97. Nevertheless, the global developments have had some indirect, knock-on
effects on domestic financial markets. Money markets have experienced unusual
tightening of liquidity in recent weeks as a result of global developments which
were amplified by transient local factors such as advance tax payments. The foreign
exchange market experienced some pressure on account of portfolio investment outflows
by FIIs and the enhanced foreign exchange requirements of oil and fertiliser companies
resulting from higher international prices and import volumes. Constraints in
access to external financing as also repricing of risks and higher spreads resulted
in additional demand for domestic bank credit with attendant hardening of interest
rates across the spectrum. The combined impact of these factors was a perception
of credit pressures despite a sizeable increase in the growth of bank credit during
the current financial year so far. Domestic equity markets were significantly
affected by the global de-leveraging of assets and the adverse sentiment from
overseas markets. 98. Liquidity conditions in the domestic markets tightened
abruptly in mid-September.

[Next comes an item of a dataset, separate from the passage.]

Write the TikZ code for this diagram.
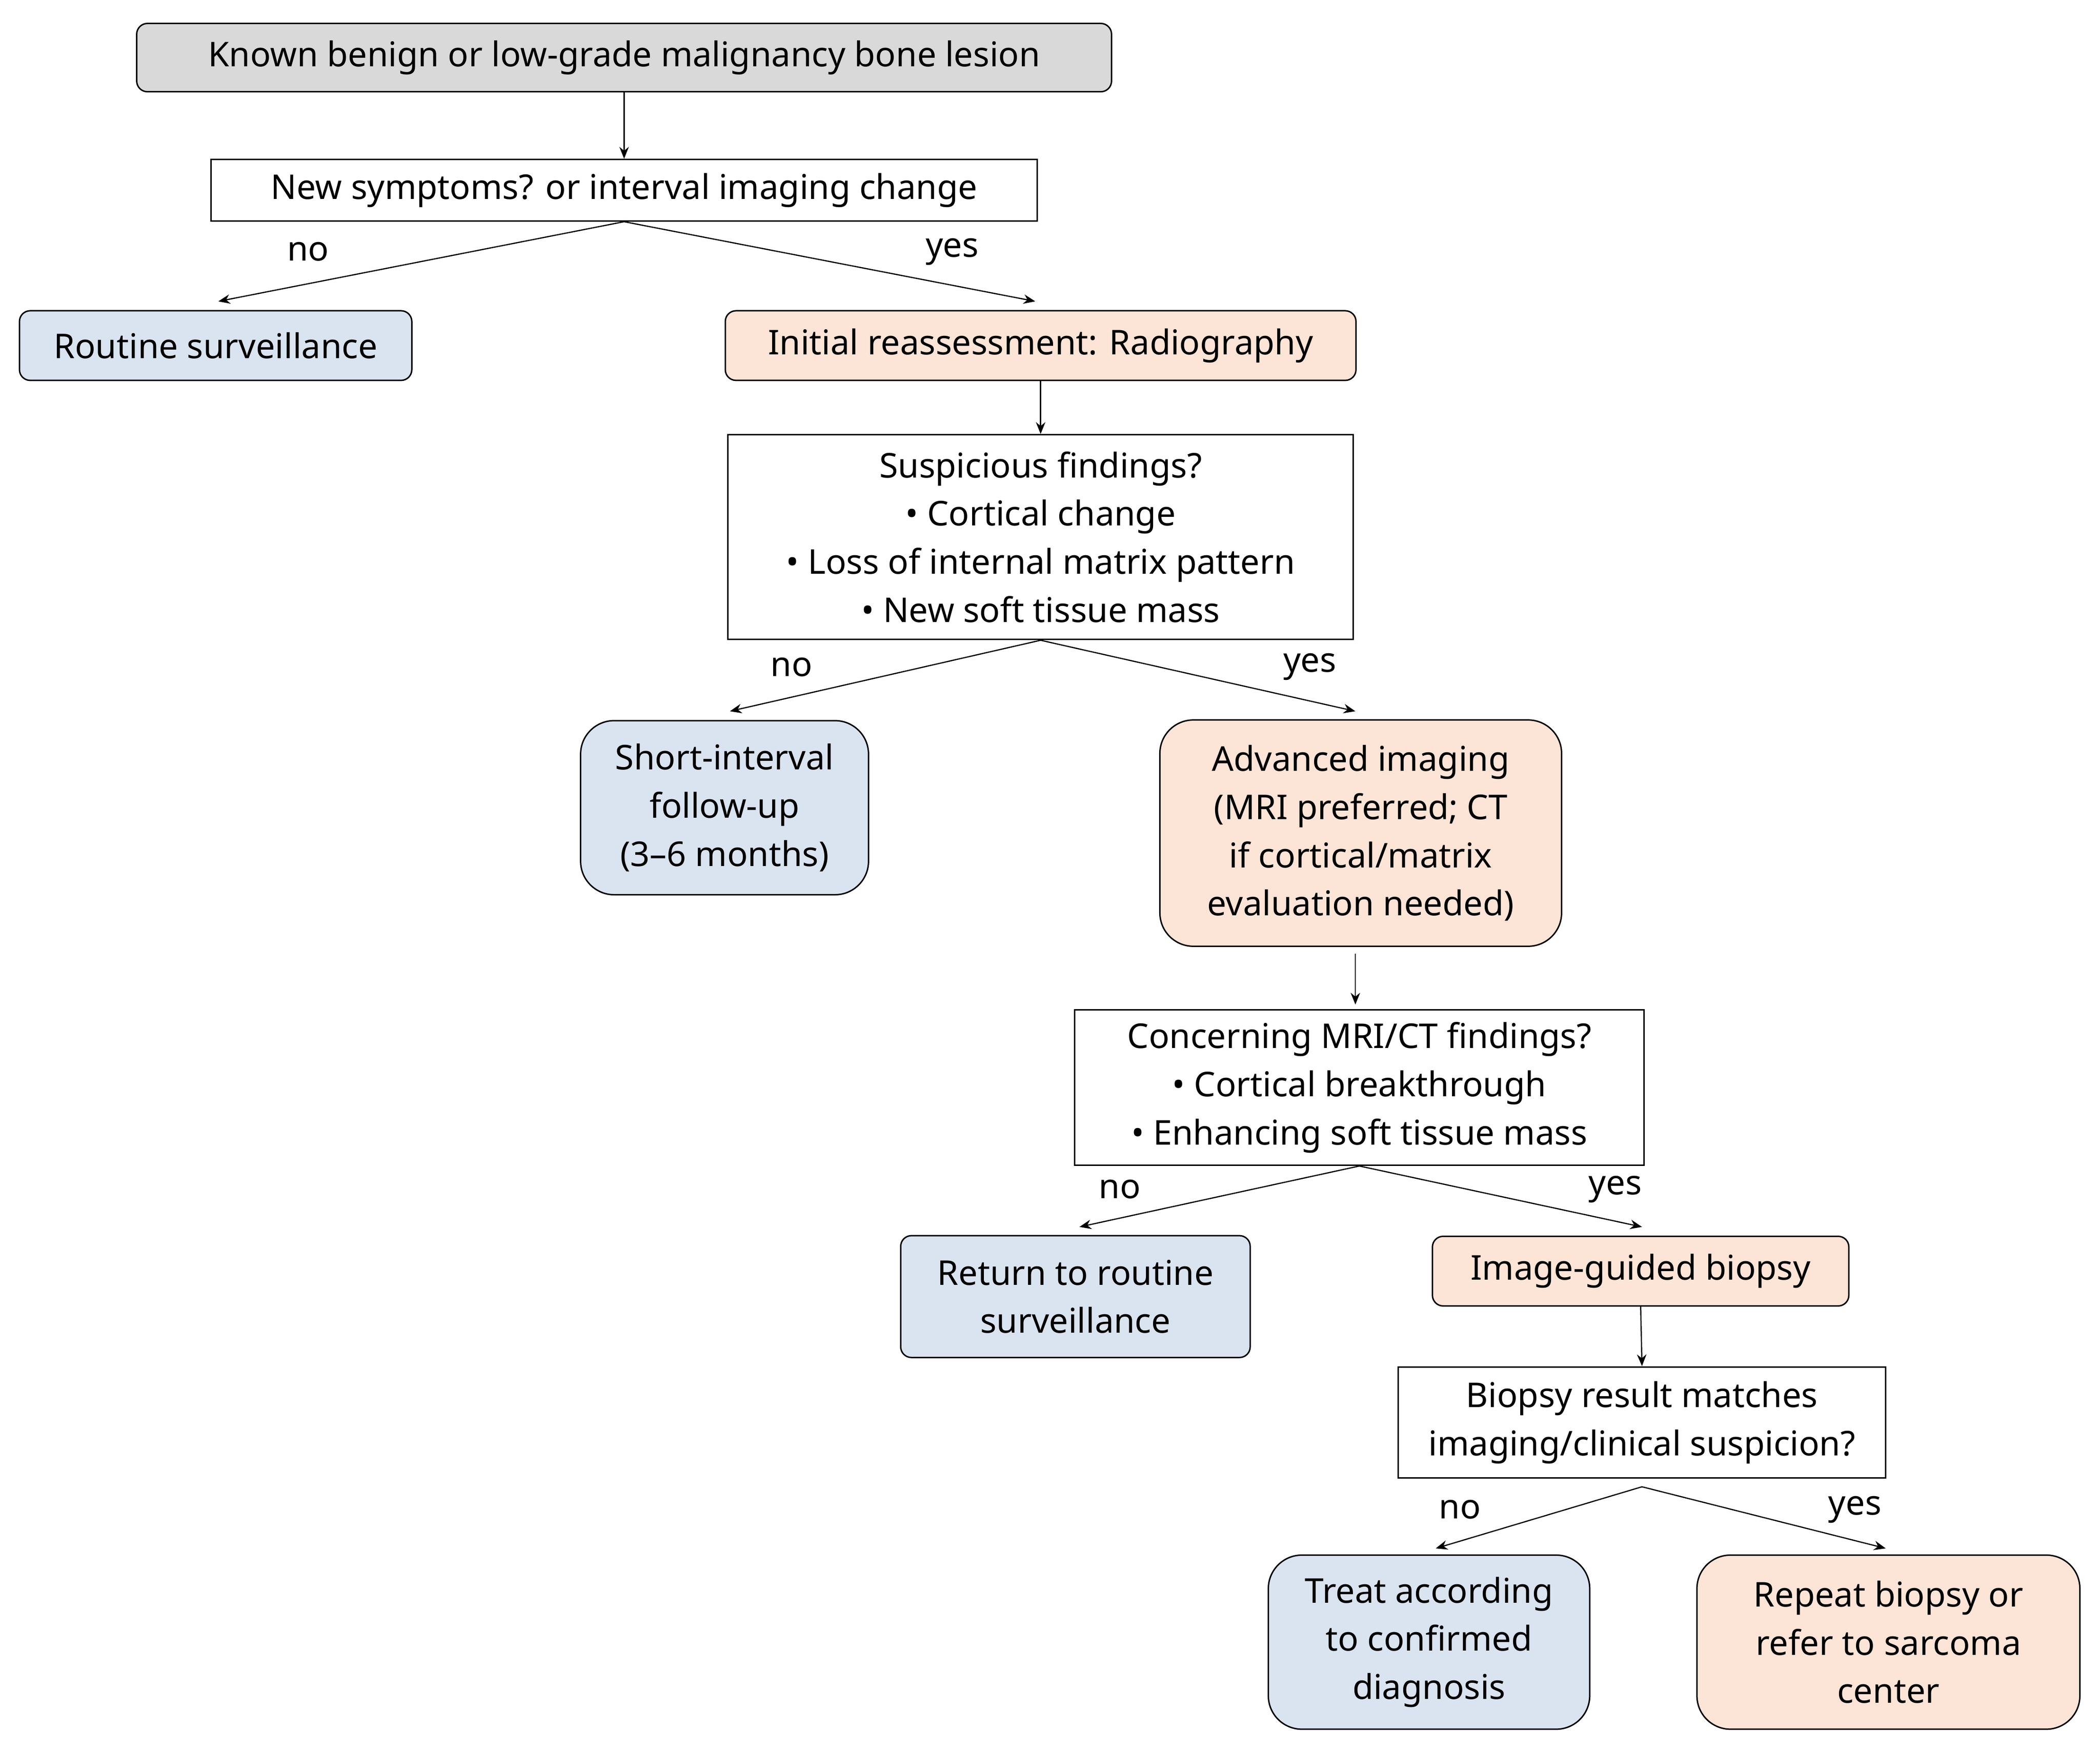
\documentclass[tikz,border=0pt]{standalone}
\usepackage{fontspec}
\setmainfont{Noto Sans}
\usetikzlibrary{arrows.meta}
\definecolor{gr}{HTML}{D9D9D9}
\definecolor{bl}{HTML}{DAE3F0}
\definecolor{or}{HTML}{FCE4D6}
\begin{document}
\begin{tikzpicture}[x=0.02cm,y=-0.02cm,
  bx/.style={draw,line width=0.6pt,align=center,inner sep=0pt,font=\fontsize{14.5}{20.5}\selectfont},
  sq/.style={bx,fill=white},
  rs/.style={bx,rounded corners=0.16cm},
  rl/.style={bx,rounded corners=0.5cm},
  ar/.style={-{Stealth[length=5pt,width=4pt]},line width=0.5pt},
  lb/.style={font=\fontsize{14.5}{17}\selectfont}]
\useasboundingbox (0,0) rectangle (1568,1308);
\node[rs,fill=gr,minimum width=14.56cm,minimum height=1.02cm] (n1) at (466,43) {Known benign or low-grade malignancy bone lesion};
\node[sq,minimum width=12.34cm,minimum height=0.92cm] (n2) at (466,142) {New symptoms? or interval imaging change};
\node[rs,fill=bl,minimum width=5.86cm,minimum height=1.04cm] (n3) at (161,258) {Routine surveillance};
\node[rs,fill=or,minimum width=9.42cm,minimum height=1.04cm] (n4) at (777,258) {Initial reassessment: Radiography};
\node[sq,minimum width=9.34cm,minimum height=3.06cm] (n5) at (777,401) {Suspicious findings?\\ • Cortical change\\ • Loss of internal matrix pattern\\ • New soft tissue mass};
\node[rl,fill=bl,minimum width=4.3cm,minimum height=2.6cm] (n6) at (541,603) {Short-interval\\ follow-up\\ (3–6 months)};
\node[rl,fill=or,minimum width=6.0cm,minimum height=3.38cm] (n7) at (1016,622) {Advanced imaging\\ (MRI preferred; CT\\ if cortical/matrix\\ evaluation needed)};
\node[sq,minimum width=8.5cm,minimum height=2.32cm] (n8) at (1015,812) {Concerning MRI/CT findings?\\ • Cortical breakthrough\\ • Enhancing soft tissue mass};
\node[rs,fill=bl,minimum width=5.22cm,minimum height=1.82cm] (n9) at (803,968) {Return to routine\\ surveillance};
\node[rs,fill=or,minimum width=6.22cm,minimum height=1.04cm] (n10) at (1225,949) {Image-guided biopsy};
\node[sq,minimum width=7.28cm,minimum height=1.66cm] (n11) at (1226,1062) {Biopsy result matches\\ imaging/clinical suspicion?};
\node[rl,fill=bl,minimum width=4.8cm,minimum height=2.6cm] (n12) at (1067,1226) {Treat according\\ to confirmed\\ diagnosis};
\node[rl,fill=or,minimum width=5.72cm,minimum height=2.6cm] (n13) at (1410,1226) {Repeat biopsy or\\ refer to sarcoma\\ center};
\coordinate (a3) at (163,225); \coordinate (a4) at (773,225);
\coordinate (a6) at (545,531); \coordinate (a7) at (1012,531);
\coordinate (s7) at (1012,712); \coordinate (a8) at (1012,750);
\coordinate (a9) at (806,916); \coordinate (a10) at (1226,916);
\coordinate (a12) at (1072,1156); \coordinate (a13) at (1408,1156);
\coordinate (s11) at (1226,1110);
\draw[ar] (n1.south) -- (n2.north);
\draw[ar] (n2.south) -- (a3);
\draw[ar] (n2.south) -- (a4);
\draw[ar] (n4.south) -- (n5.north);
\draw[ar] (n5.south) -- (a6);
\draw[ar] (n5.south) -- (a7);
\draw[ar] (s7) -- (a8);
\draw[ar] (n8.south) -- (a9);
\draw[ar] (n8.south) -- (a10);
\draw[ar] (n10.south) -- (n11.north);
\draw[ar] (s11) -- (a12);
\draw[ar] (s11) -- (a13);
\node[lb] (l1) at (230,188) {no}; \node[lb] (l2) at (711,188) {yes};
\node[lb] (l3) at (591,498) {no}; \node[lb] (l4) at (978,498) {yes};
\node[lb] (l5) at (836,888) {no}; \node[lb] (l6) at (1206,888) {yes};
\node[lb] (l7) at (1090,1127) {no}; \node[lb] (l8) at (1385,1127) {yes};
\end{tikzpicture}
\end{document}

The overnight call money rate jumped from around 9
per cent on September 8 to over 13 per cent on September 16. While this spurt
was partly triggered by the scheduled mid-September advance tax outflows, it was
soon clear that the tightness in liquidity was not solely due to local and seasonal
factors as the call rate climbed to close to 15 per cent on September 29. Volumes
in the LAF repo auctions, which had averaged around Rs.12,500 crore in the first
half of September, rose to above Rs.68,000 crore in the second half of the month.
99. During the last financial year, as against a current account deficit
of 1.5 per cent of GDP, India received net capital flows of the order of nearly
10 per cent of GDP. While these inflows were partially sterilised by the issuance
of MSS securities and successive increases in the CRR, they had an expansionary
effect on domestic liquidity conditions. As the global liquidity crisis deepened
over the last two months, capital inflows dried up and increased the demand for
credit from the domestic banking system, thereby aggravating liquidity pressures.
100. In the wake of the stress on our financial markets as a result
of the global financial crisis, the immediate challenge for the Reserve Bank was
to infuse confidence by augmenting both domestic and foreign exchange liquidity.
Accordingly, the Reserve Bank announced the following measures on September 16,
2008: - Reserve Bank assured financial market participants that it
would continue to sell foreign exchange to augment supply in the domestic foreign
exchange market or even intervene directly to meet any demand-supply gaps at the
prevailing market rates and as per market practice.
- A second
LAF was also re-introduced on a daily basis as an assurance to market participants
of liquidity in the event of market stress.
- The interest rate
ceilings on FCNR (B) deposits of all maturities and on deposits under the NR(E)RA
for one to three years maturity were increased by 50 basis points.
- As an ad hoc and temporary measure, banks were allowed to avail of
additional liquidity support under the LAF to the extent of up to one per cent
of their net demand and time liabilities and seek waiver of penal interest.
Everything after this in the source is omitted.